Extra space sounds great until you realize you're just heating/cooling rooms you never enter. Conversely, tight quarters can breed serious cabin fever if you're not built for it.
Lifestyle: What You Actually Do With Your Days
Here's where people get idealistic. They imagine they'll "take advantage of all the city has to offer." Six months later, they're on their couch watching Netflix like everyone else.
Urban Lifestyle Works If You:
- Actually go out to eat, drink, or socialize regularly
- Enjoy cultural events, museums, concerts, theater
- Prefer walking or public transit over driving
- Value walkability to restaurants, shops, parks
- Don't need a lot of storage space
Suburban Lifestyle Works If You:
- Have kids or plan to
- Value privacy and quiet
- Prefer outdoor activities like yard work, gardening, neighborhood walks
- Want a garage, basement storage, guest rooms
- Entertain at home rather than going out
Be honest about who you are, not who you think you'll become.

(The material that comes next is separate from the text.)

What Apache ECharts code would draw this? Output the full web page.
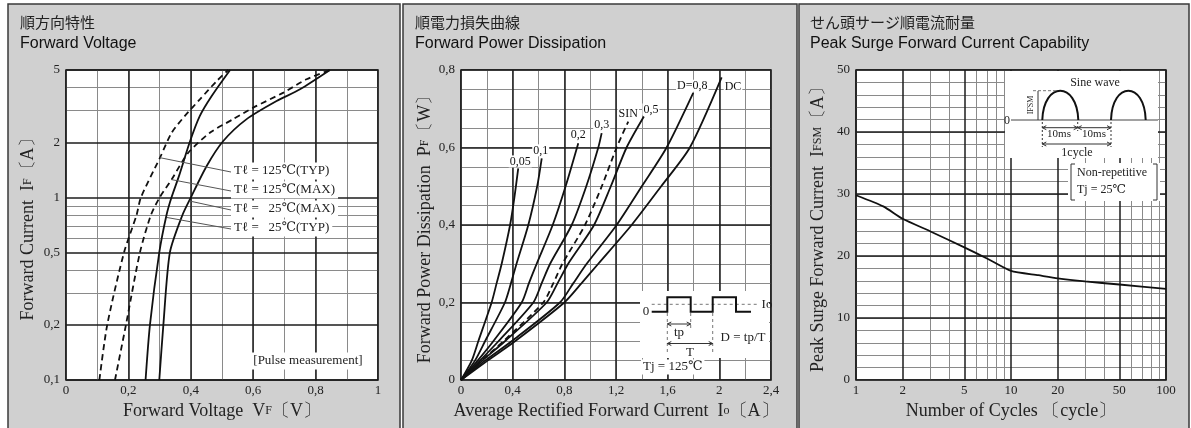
<!DOCTYPE html>
<html><head><meta charset="utf-8">
<script src="https://cdn.jsdelivr.net/npm/echarts@6/dist/echarts.min.js"></script>
<style>html,body{margin:0;padding:0;background:#fff}#c{width:1191px;height:428px}</style>
</head><body><div id="c"></div><script>
// ---------- Panel 1: Forward Voltage  [VF (V), IF (A)] ----------
const vf125Typ = [[0.107,0.1],[0.132,0.2],[0.186,0.5],[0.226,0.8],[0.24,1.0],[0.301,1.65],[0.339,2.27],[0.381,2.8],[0.429,3.45],[0.483,4.35],[0.52,5]];
const vf125Max = [[0.157,0.1],[0.192,0.2],[0.237,0.5],[0.272,0.8],[0.30,1.0],[0.339,1.26],[0.392,1.76],[0.462,2.27],[0.536,2.69],[0.6,3.11],[0.697,3.76],[0.771,4.45],[0.846,5]];
const vf25Max  = [[0.299,0.1],[0.312,0.2],[0.333,0.5],[0.373,0.8],[0.40,1.0],[0.451,1.49],[0.504,2.04],[0.579,2.69],[0.675,3.38],[0.75,3.92],[0.846,5]];
const vf25Typ  = [[0.255,0.1],[0.269,0.2],[0.299,0.5],[0.322,0.8],[0.338,1.0],[0.362,1.31],[0.397,2.02],[0.429,2.8],[0.467,3.6],[0.526,5]];
const ifMajorTicks = [0.1,0.2,0.5,1,2,5];
const ifMinorTicks = [0.3,0.4,0.6,0.7,0.8,0.9,3,4];

// ---------- Panel 2: Forward Power Dissipation  [Io (A), PF (W)] ----------
const pfD005 = [[0,0],[0.083,0.05],[0.134,0.1],[0.237,0.2],[0.276,0.25],[0.315,0.3],[0.38,0.4],[0.413,0.47],[0.443,0.546]];
const pfD01  = [[0,0],[0.108,0.05],[0.186,0.1],[0.34,0.2],[0.387,0.25],[0.43,0.3],[0.521,0.4],[0.59,0.5],[0.625,0.572]];
const pfD02  = [[0,0],[0.129,0.05],[0.25,0.1],[0.47,0.2],[0.526,0.25],[0.586,0.3],[0.71,0.4],[0.81,0.5],[0.908,0.611]];
const pfD03  = [[0,0],[0.147,0.05],[0.29,0.1],[0.56,0.2],[0.625,0.25],[0.69,0.3],[0.857,0.4],[0.97,0.5],[1.063,0.6],[1.089,0.637]];
const pfSin  = [[0,0],[0.16,0.05],[0.328,0.1],[0.637,0.2],[0.715,0.25],[0.785,0.3],[0.96,0.4],[1.09,0.5],[1.205,0.6],[1.295,0.667]];
const pfD05  = [[0,0],[0.165,0.05],[0.34,0.1],[0.663,0.2],[0.748,0.25],[0.83,0.3],[1.03,0.4],[1.16,0.5],[1.282,0.6],[1.416,0.68]];
const pfD08  = [[0,0],[0.186,0.05],[0.392,0.1],[0.766,0.2],[0.87,0.25],[0.973,0.3],[1.205,0.4],[1.4,0.5],[1.592,0.6],[1.798,0.741]];
const pfDC   = [[0,0],[0.206,0.05],[0.418,0.1],[0.8,0.2],[0.934,0.25],[1.063,0.3],[1.321,0.4],[1.55,0.5],[1.772,0.6],[2.018,0.781]];
const pfNames = ['0,05','0,1','0,2','0,3','SIN','0,5','D=0,8','DC'];

// ---------- Panel 3: Peak Surge Forward Current  [cycles, IFSM (A)] ----------
const surgeCurve = [[1,29.8],[1.5,28.0],[2,26.0],[3,24.0],[5,21.4],[7,19.6],[10,17.6],[15,16.9],[20,16.4],[30,15.9],[50,15.4],[100,14.7]];
const cycleMajorTicks = [1,2,5,10,20,50,100];
const cycleMinorTicks = [3,4,6,7,8,9,30,40,60,70,80,90];

const L10 = Math.log10;
const fmtDec = v => String(+(+v).toFixed(2)).replace('.', ',');
const serif = '"Liberation Serif","DejaVu Serif",serif';
const sans = '"Liberation Sans",Arial,sans-serif';
const jp = '"Noto Sans CJK JP","Liberation Sans",sans-serif';
const TXT = '#222';

function axis(major, gridIndex, o) {
  const a = {
    type: 'value', gridIndex, min: o.min, max: o.max, z: major ? 3 : 2,
    axisLine: {show: false},
    axisTick: {show: false},
    axisLabel: {show: major, color: TXT, fontFamily: serif, fontSize: 13, margin: o.margin == null ? 6 : o.margin, formatter: o.fmt || fmtDec},
    splitLine: {show: true, lineStyle: major ? {color: '#1c1c1c', width: 1.5} : {color: '#8a8a8a', width: 1}}
  };
  if (o.interval != null) a.interval = o.interval;
  if (o.custom) { a.axisTick.customValues = o.custom; a.axisLabel.customValues = o.custom; }
  if (o.name) {
    a.name = o.name; a.nameLocation = 'middle'; a.nameGap = o.gap;
    a.nameTextStyle = {color: TXT, fontFamily: serif, fontSize: 18, rich: {s: {fontFamily: serif, fontSize: 12, color: TXT}}};
  }
  return a;
}

const xAxis = [
  axis(true, 0, {min: 0, max: 1, interval: 0.2, name: 'Forward Voltage  V{s|F}〔V〕', gap: 21, margin: 4}),
  axis(false, 0, {min: 0, max: 1, interval: 0.1}),
  axis(true, 1, {min: 0, max: 2.4, interval: 0.4, name: 'Average Rectified Forward Current  I{s|o}〔A〕', gap: 21, margin: 4}),
  axis(false, 1, {min: 0, max: 2.4, interval: 0.2}),
  axis(true, 2, {min: 0, max: 2, custom: cycleMajorTicks.map(L10), fmt: v => String(Math.round(Math.pow(10, v))), name: 'Number of Cycles 〔cycle〕', gap: 21, margin: 4}),
  axis(false, 2, {min: 0, max: 2, custom: cycleMinorTicks.map(L10)})
];
const yAxis = [
  axis(true, 0, {min: L10(0.1), max: L10(5), custom: ifMajorTicks.map(L10), fmt: v => fmtDec(Math.pow(10, v)), name: 'Forward Current  I{s|F}〔A〕', gap: 29}),
  axis(false, 0, {min: L10(0.1), max: L10(5), custom: ifMinorTicks.map(L10)}),
  axis(true, 1, {min: 0, max: 0.8, interval: 0.2, name: 'Forward Power Dissipation  P{s|F}〔W〕', gap: 27}),
  axis(false, 1, {min: 0, max: 0.8, interval: 0.05}),
  axis(true, 2, {min: 0, max: 50, interval: 10, name: 'Peak Surge Forward Current  I{s|FSM}〔A〕', gap: 29}),
  axis(false, 2, {min: 0, max: 50, interval: 2})
];

function lineSeries(name, data, xi, yi, dashed, extra) {
  return Object.assign({
    type: 'line', name, xAxisIndex: xi, yAxisIndex: yi, data,
    showSymbol: false, symbol: 'none', smooth: 0.25, z: 5, silent: true,
    lineStyle: {color: '#111', width: 1.8, type: dashed ? [6, 4] : 'solid'}
  }, extra || {});
}
const logY = p => [p[0], L10(p[1])];
const logX = p => [L10(p[0]), p[1]];

function endLab(text, align, vAlign, offset) {
  return {endLabel: {show: true, formatter: text, align, verticalAlign: vAlign, distance: 0, offset,
    color: '#111', fontFamily: serif, fontSize: 12, backgroundColor: '#fff', padding: [0, 1]}};
}

const pfSets = [pfD005, pfD01, pfD02, pfD03, pfSin, pfD05, pfD08, pfDC];
const pfLabelPos = [
  ['center', 'bottom', [2, -1]], ['center', 'bottom', [-1, -2]], ['center', 'bottom', [0, -2]],
  ['center', 'bottom', [0, -2]], ['center', 'bottom', [0, -2]], ['center', 'bottom', [7, -1]],
  ['center', 'bottom', [-1, -1]], ['left', 'middle', [2, 9]]
];

const series = [
  lineSeries('Tl=125℃(TYP)', vf125Typ.map(logY), 0, 0, true),
  lineSeries('Tl=125℃(MAX)', vf125Max.map(logY), 0, 0, true),
  lineSeries('Tl=25℃(MAX)', vf25Max.map(logY), 0, 0, false),
  lineSeries('Tl=25℃(TYP)', vf25Typ.map(logY), 0, 0, false)
];
pfSets.forEach((d, i) => {
  const lp = pfLabelPos[i];
  series.push(lineSeries(pfNames[i], d, 2, 2, pfNames[i] === 'SIN', endLab(pfNames[i], lp[0], lp[1], lp[2])));
});
series.push(lineSeries('IFSM', surgeCurve.map(logX), 4, 4, false, {smooth: 0.2}));

// ---------- decorations (panel frames, insets, notes) ----------
const G = [];
function rect(x, y, w, h, fill, stroke, z) {
  G.push({type: 'rect', z: z, silent: true, shape: {x, y, width: w, height: h},
    style: {fill: fill, stroke: stroke || null, lineWidth: stroke ? 1.5 : 0}});
}
function seg(pts, c, w, dash) {
  G.push({type: 'polyline', z: 60, silent: true, shape: {points: pts},
    style: {stroke: c || '#111', lineWidth: w || 1, lineDash: dash || null, fill: null}});
}
function txt(x, y, text, o) {
  o = o || {};
  const el = {type: 'text', z: 70, silent: true, x, y,
    style: {text, fill: o.c || '#222', fontSize: o.fs || 13, fontFamily: o.ff || serif,
      align: o.a || 'center', verticalAlign: 'middle', backgroundColor: o.bg || null, padding: o.p || 0}};
  if (o.rot) el.rotation = o.rot;
  G.push(el);
}
function hArrow(x1, x2, y) {
  seg([[x1, y], [x2, y]], '#333', 1);
  seg([[x1 + 4, y - 2], [x1, y], [x1 + 4, y + 2]], '#333', 1);
  seg([[x2 - 4, y - 2], [x2, y], [x2 - 4, y + 2]], '#333', 1);
}

// panel frames
rect(8, 4, 392, 430, '#d0d0d0', '#3a3a3a', -10);
rect(403, 4, 394, 430, '#d0d0d0', '#3a3a3a', -10);
rect(799, 4, 390, 430, '#d0d0d0', '#3a3a3a', -10);

// panel 1 notes
const p1Notes = ['Tℓ = 125℃(TYP)', 'Tℓ = 125℃(MAX)', 'Tℓ =   25℃(MAX)', 'Tℓ =   25℃(TYP)'];
const p1Y = [171, 190, 209, 228];
const p1Tips = [[160, 157.7], [171, 179.5], [189.5, 201], [167, 217.5]];
p1Notes.forEach((t, i) => {
  seg([[231, p1Y[i] + 1], p1Tips[i]], '#555', 1);
  txt(231, p1Y[i], t, {a: 'left', bg: '#fff', p: [2, 3]});
});
txt(308, 361, '[Pulse measurement]', {bg: '#fff', p: [2, 2]});

// panel 2 inset
rect(640, 291, 129, 67, '#fff', null, 50);
txt(641, 367, 'Tj = 125℃', {a: 'left', bg: '#fff', p: [1, 2]});
seg([[651.7, 304.3], [757, 304.3]], '#777', 1, [3, 3]);
txt(767, 305, 'Io');
txt(646, 312, '0');
seg([[651.7, 311.7], [667.3, 311.7], [667.3, 297.3], [690.7, 297.3], [690.7, 311.7], [712.7, 311.7], [712.7, 297.3], [736, 297.3], [736, 311.7], [751, 311.7]], '#111', 2);
seg([[667.3, 313], [667.3, 352]], '#777', 1, [3, 3]);
seg([[712.7, 313], [712.7, 352]], '#777', 1, [3, 3]);
seg([[690.7, 313], [690.7, 328]], '#777', 1, [3, 3]);
hArrow(667.3, 690.7, 324);
txt(679, 333, 'tp');
hArrow(667.3, 712.7, 343.5);
txt(690, 353, 'T');
txt(743, 338, 'D = tp/T');

// panel 3 inset
rect(1005, 71, 153, 87, '#fff', null, 50);
txt(1095, 83, 'Sine wave', {fs: 12});
seg([[1011, 120], [1158, 120]], '#444', 1);
txt(1007, 121, '0', {fs: 12});
G.push({type: 'bezierCurve', z: 60, silent: true, shape: {x1: 1042.3, y1: 120, x2: 1078.3, y2: 120, cpx1: 1043.5, cpy1: 81, cpx2: 1077, cpy2: 81}, style: {stroke: '#111', lineWidth: 2, fill: null}});
G.push({type: 'bezierCurve', z: 60, silent: true, shape: {x1: 1111, y1: 120, x2: 1145.7, y2: 120, cpx1: 1112.2, cpy1: 81, cpx2: 1144.5, cpy2: 81}, style: {stroke: '#111', lineWidth: 2, fill: null}});
seg([[1033, 90.7], [1058, 90.7]], '#777', 1, [3, 2]);
seg([[1038, 91], [1038, 120]], '#333', 1);
txt(1031, 105, 'IFSM', {fs: 8, rot: Math.PI / 2});
seg([[1042.3, 122], [1042.3, 147]], '#333', 1, [2, 2]);
seg([[1077.7, 122], [1077.7, 131]], '#333', 1, [2, 2]);
seg([[1111, 122], [1111, 147]], '#333', 1, [2, 2]);
hArrow(1042.3, 1077.7, 127.7);
hArrow(1077.7, 1111, 127.7);
txt(1059, 134.5, '10ms', {fs: 11});
txt(1094, 134.5, '10ms', {fs: 11});
hArrow(1042.3, 1111, 144);
txt(1077, 153, '1cycle', {fs: 12});
rect(1068, 163, 92, 38, '#fff', null, 50);
seg([[1075, 164], [1071, 164], [1071, 200], [1075, 200]], '#333', 1);
seg([[1153, 164], [1157, 164], [1157, 200], [1153, 200]], '#333', 1);
txt(1077, 173, 'Non-repetitive', {a: 'left', fs: 12});
txt(1077, 190, 'Tj = 25℃', {a: 'left', fs: 12});

function ttl(left, t, sub) {
  return {text: t, subtext: sub, left, top: 15, padding: 0, itemGap: 6,
    textStyle: {fontSize: 15, fontWeight: 'normal', fontFamily: jp, color: '#222'},
    subtextStyle: {fontSize: 16, fontFamily: sans, color: '#111'}};
}

const grid = [66, 461, 856].map(l => ({left: l, top: 70, width: 312, height: 310, show: true,
  backgroundColor: '#fff', borderColor: '#111', borderWidth: 1.5, z: 0}));
grid[1].width = 310; grid[2].width = 310;

const chart = echarts.init(document.getElementById('c'), null, {renderer: 'canvas'});
chart.setOption({
  animation: false,
  backgroundColor: '#fff',
  title: [ttl(20, '順方向特性', 'Forward Voltage'), ttl(415, '順電力損失曲線', 'Forward Power Dissipation'), ttl(810, 'せん頭サージ順電流耐量', 'Peak Surge Forward Current Capability')],
  grid, xAxis, yAxis, series,
  graphic: {elements: G}
});
</script></body></html>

Community: The Real Difference
Urban neighborhoods are dense. You might know your barista's name but not your next-door neighbor's. Suburbs are the opposite—people keep to themselves, but when you do connect, it's deeper.
Urban communities are built around shared interests and public spaces. Coffee shops, dog parks, community events. Connections can feel anonymous but also low-pressure.
Suburban communities revolve around kids' activities, neighborhood cookouts, and HOA events. If you have school-age children, the social network forms naturally. If you don't, you might feel isolated.
Urban vs Suburban: The Comparison
| Factor | Urban | Suburban |
|---|---|---|
| Median Rent/Mortgage | 30-70% higher | Lower, more space for money |
| Transportation Costs | Low (walk/transit) | High (car-dependent) |
| Commute Time | 15-30 minutes typical | 45-90 minutes common |
| Living Space | Compact apartments | Houses with yards |
| Noise/Privacy | Noisy, less private | Quiet, more private |
| Dining/Entertainment | Abundant options | Limited, drive required |
| Schools (if applicable) | Variable quality | Often better rated |
| Walkability | High | Low |
| Parking | Difficult, expensive | Easy, included |
How to Decide: A Practical Framework
Don't overthink this. Run through these questions:
1. What's your actual budget?
Add up all monthly costs, not just rent. Include transportation, parking, utilities, and entertainment. The "cheaper" suburb might cost more once you factor in two car payments.
2. Where does/will your work happen?
If you're fully remote, urban walkability wins. If you're office-bound, calculate that commute ruthlessly. Three hours of daily driving will destroy your quality of life faster than small apartments.
3. Who lives with you?
Kids change everything. They need space, yards, and good schools. The urban lifestyle becomes a logistical nightmare with children unless you're wealthy enough to buy a large city apartment in a top school district.
4. What do you actually do with free time?
Be honest. If you're a homebody who orders delivery and streams shows, the "excitement of city living" is wasted on you. If you're constantly at restaurants, bars, and events, suburbs will feel like a prison.
5. How long are you staying?
Suburbs build equity. Urban apartments are investments in lifestyle, not wealth. If you're staying 5+ years, the math on homeownership favors suburbs. If you're planning to move in 2-3 years, flexibility matters more than equity.
The Bottom Line
There's no universal winner. Urban and suburban living serve different needs.
Choose urban if you value convenience, experiences, and your time over square footage. Budget for higher costs and smaller spaces.
Choose suburban if you need room to breathe, want homeownership, or have kids. Budget for car costs and longer commutes.